**Exercise task**
Write out the material again exactly, please, and omit the pictures.

********************

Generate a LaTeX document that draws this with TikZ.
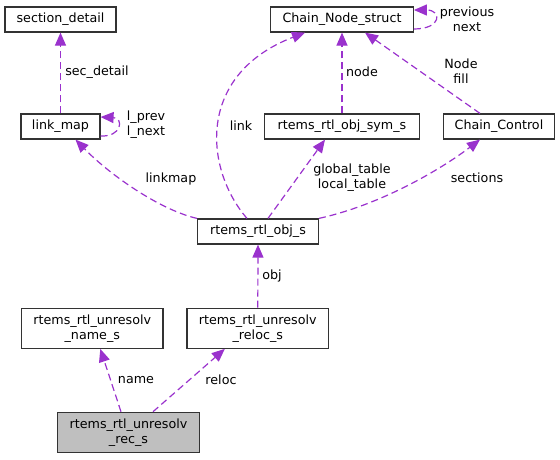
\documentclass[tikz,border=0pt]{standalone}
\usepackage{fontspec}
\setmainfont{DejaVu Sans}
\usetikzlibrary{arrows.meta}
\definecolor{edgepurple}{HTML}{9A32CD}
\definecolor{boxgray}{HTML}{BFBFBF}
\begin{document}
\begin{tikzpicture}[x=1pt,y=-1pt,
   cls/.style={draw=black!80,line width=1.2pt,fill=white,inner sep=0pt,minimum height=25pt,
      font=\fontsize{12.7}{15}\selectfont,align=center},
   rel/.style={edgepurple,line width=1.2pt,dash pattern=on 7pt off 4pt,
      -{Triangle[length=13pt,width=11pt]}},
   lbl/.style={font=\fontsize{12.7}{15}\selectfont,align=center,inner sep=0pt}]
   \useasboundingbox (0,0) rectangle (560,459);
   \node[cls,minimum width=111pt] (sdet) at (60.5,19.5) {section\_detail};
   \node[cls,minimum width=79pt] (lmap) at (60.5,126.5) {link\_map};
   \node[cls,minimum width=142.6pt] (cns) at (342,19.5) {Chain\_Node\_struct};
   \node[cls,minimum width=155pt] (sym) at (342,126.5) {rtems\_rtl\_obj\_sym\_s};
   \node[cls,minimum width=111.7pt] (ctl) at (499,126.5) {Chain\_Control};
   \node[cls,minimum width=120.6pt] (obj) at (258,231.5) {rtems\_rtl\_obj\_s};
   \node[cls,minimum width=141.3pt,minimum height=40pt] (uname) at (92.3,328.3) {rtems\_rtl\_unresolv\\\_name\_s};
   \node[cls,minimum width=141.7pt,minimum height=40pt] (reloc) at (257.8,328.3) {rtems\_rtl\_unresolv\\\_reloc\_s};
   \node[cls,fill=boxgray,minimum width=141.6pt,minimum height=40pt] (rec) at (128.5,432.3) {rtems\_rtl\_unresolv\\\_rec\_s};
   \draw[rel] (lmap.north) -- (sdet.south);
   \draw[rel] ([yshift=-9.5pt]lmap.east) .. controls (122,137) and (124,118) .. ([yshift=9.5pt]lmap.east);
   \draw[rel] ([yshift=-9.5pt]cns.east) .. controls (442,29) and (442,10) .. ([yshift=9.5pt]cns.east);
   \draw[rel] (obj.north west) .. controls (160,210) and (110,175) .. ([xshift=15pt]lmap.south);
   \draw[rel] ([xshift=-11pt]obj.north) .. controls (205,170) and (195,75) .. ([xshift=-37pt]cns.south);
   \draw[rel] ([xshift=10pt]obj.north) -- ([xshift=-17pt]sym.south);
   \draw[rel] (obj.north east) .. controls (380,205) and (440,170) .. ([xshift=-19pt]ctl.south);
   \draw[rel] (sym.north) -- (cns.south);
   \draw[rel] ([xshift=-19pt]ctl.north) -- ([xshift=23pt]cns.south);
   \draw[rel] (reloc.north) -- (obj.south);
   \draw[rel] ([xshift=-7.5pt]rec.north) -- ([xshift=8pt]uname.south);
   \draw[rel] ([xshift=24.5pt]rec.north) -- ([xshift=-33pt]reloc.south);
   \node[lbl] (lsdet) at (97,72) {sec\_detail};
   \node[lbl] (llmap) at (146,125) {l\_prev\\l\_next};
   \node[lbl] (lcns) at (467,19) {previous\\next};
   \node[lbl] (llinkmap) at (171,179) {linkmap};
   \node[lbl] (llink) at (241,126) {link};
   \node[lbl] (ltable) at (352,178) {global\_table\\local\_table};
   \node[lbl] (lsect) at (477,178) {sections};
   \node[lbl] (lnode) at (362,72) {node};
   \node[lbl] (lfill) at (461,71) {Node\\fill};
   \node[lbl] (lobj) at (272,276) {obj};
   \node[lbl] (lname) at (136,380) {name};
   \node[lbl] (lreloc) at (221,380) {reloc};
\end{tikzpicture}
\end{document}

********************

**Response**
Generate a LaTeX document that draws this with TikZ.
\documentclass[tikz,border=0pt]{standalone}
\usepackage{fontspec}
\setmainfont{DejaVu Sans}
\usetikzlibrary{arrows.meta}
\definecolor{edgepurple}{HTML}{9A32CD}
\definecolor{boxgray}{HTML}{BFBFBF}
\begin{document}
\begin{tikzpicture}[x=1pt,y=-1pt,
   cls/.style={draw=black!80,line width=1.2pt,fill=white,inner sep=0pt,minimum height=25pt,
      font=\fontsize{12.7}{15}\selectfont,align=center},
   rel/.style={edgepurple,line width=1.2pt,dash pattern=on 7pt off 4pt,
      -{Triangle[length=13pt,width=11pt]}},
   lbl/.style={font=\fontsize{12.7}{15}\selectfont,align=center,inner sep=0pt}]
   \useasboundingbox (0,0) rectangle (560,459);
   \node[cls,minimum width=111pt] (sdet) at (60.5,19.5) {section\_detail};
   \node[cls,minimum width=79pt] (lmap) at (60.5,126.5) {link\_map};
   \node[cls,minimum width=142.6pt] (cns) at (342,19.5) {Chain\_Node\_struct};
   \node[cls,minimum width=155pt] (sym) at (342,126.5) {rtems\_rtl\_obj\_sym\_s};
   \node[cls,minimum width=111.7pt] (ctl) at (499,126.5) {Chain\_Control};
   \node[cls,minimum width=120.6pt] (obj) at (258,231.5) {rtems\_rtl\_obj\_s};
   \node[cls,minimum width=141.3pt,minimum height=40pt] (uname) at (92.3,328.3) {rtems\_rtl\_unresolv\\\_name\_s};
   \node[cls,minimum width=141.7pt,minimum height=40pt] (reloc) at (257.8,328.3) {rtems\_rtl\_unresolv\\\_reloc\_s};
   \node[cls,fill=boxgray,minimum width=141.6pt,minimum height=40pt] (rec) at (128.5,432.3) {rtems\_rtl\_unresolv\\\_rec\_s};
   \draw[rel] (lmap.north) -- (sdet.south);
   \draw[rel] ([yshift=-9.5pt]lmap.east) .. controls (122,137) and (124,118) .. ([yshift=9.5pt]lmap.east);
   \draw[rel] ([yshift=-9.5pt]cns.east) .. controls (442,29) and (442,10) .. ([yshift=9.5pt]cns.east);
   \draw[rel] (obj.north west) .. controls (160,210) and (110,175) .. ([xshift=15pt]lmap.south);
   \draw[rel] ([xshift=-11pt]obj.north) .. controls (205,170) and (195,75) .. ([xshift=-37pt]cns.south);
   \draw[rel] ([xshift=10pt]obj.north) -- ([xshift=-17pt]sym.south);
   \draw[rel] (obj.north east) .. controls (380,205) and (440,170) .. ([xshift=-19pt]ctl.south);
   \draw[rel] (sym.north) -- (cns.south);
   \draw[rel] ([xshift=-19pt]ctl.north) -- ([xshift=23pt]cns.south);
   \draw[rel] (reloc.north) -- (obj.south);
   \draw[rel] ([xshift=-7.5pt]rec.north) -- ([xshift=8pt]uname.south);
   \draw[rel] ([xshift=24.5pt]rec.north) -- ([xshift=-33pt]reloc.south);
   \node[lbl] (lsdet) at (97,72) {sec\_detail};
   \node[lbl] (llmap) at (146,125) {l\_prev\\l\_next};
   \node[lbl] (lcns) at (467,19) {previous\\next};
   \node[lbl] (llinkmap) at (171,179) {linkmap};
   \node[lbl] (llink) at (241,126) {link};
   \node[lbl] (ltable) at (352,178) {global\_table\\local\_table};
   \node[lbl] (lsect) at (477,178) {sections};
   \node[lbl] (lnode) at (362,72) {node};
   \node[lbl] (lfill) at (461,71) {Node\\fill};
   \node[lbl] (lobj) at (272,276) {obj};
   \node[lbl] (lname) at (136,380) {name};
   \node[lbl] (lreloc) at (221,380) {reloc};
\end{tikzpicture}
\end{document}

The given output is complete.